Great Britain, after all, is still around, and its Empire indeed flourished a century after it lost its then-largest and most prosperous colonies.

Recent writers, especially Steven Sears in The British Empire, have suggested that the British Empire was really nothing more than a jobs program for the English middle and upper classes.  In some ways this is arguably true.  However trivial this may seem in the great scheme of things, Great Britain was the largest single influence on human civilization between the fall of Rome and the triumph of the United States and the Soviet Union in 1945.  As these essays argue, this influence was in part because of the sheer genius of hard-pressed Britons to survive on their harsh, rocky islands.

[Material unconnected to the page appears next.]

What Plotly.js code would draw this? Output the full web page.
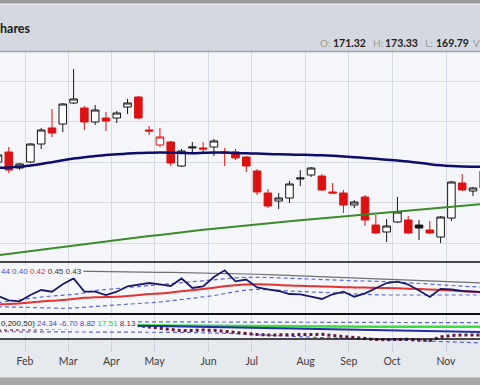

Great Britain was the largest single influence on human civilization between the fall of Rome and the triumph of the United States and the Soviet Union in 1945

“Changing the Great Game” is an exploration of how the concept of “rights” was grudgingly preserved by dynasty after dynasty ruling the British Isles.  Even if the Scots, Irish and other ethnic groups didn’t recognize it, the rights enjoyed by Englishmen that were unique to their legal system did rub off on them as well, if only in small doses from time to time.  The ancient legends of Arthur, Alfred and the rest of the traditional lawgivers may have been perfected in the 19th century, but their origins are clearly much older.  The legal tradition that no sovereign is above his own laws far predate the Normans.

The ancient legends of Arthur, Alfred and the rest of the traditional lawgivers may have been perfected in the 19th century, but their origins are clearly much older.

“Kings, Kin and Killers” is something of an experiment.  Steven Pincus in 1688: The First Modern Revolution talks extensively about the motives of the supporters of the Stuarts and those who … well, did not support the monarch.  They hadn’t yet expressed a desire to throw out the monarchy as they would later, but the non-supporters of the Stuart kings were far more interested in the power of capital than that of land.  Their arguments were eerily similar to those that would take place in America before the shooting started in 1861.  It is almost certain that many of the philosophical animosities in English society between country and town, between farm and workshop, were locked into American society after the Revolution, and hung on in animus for another two generations.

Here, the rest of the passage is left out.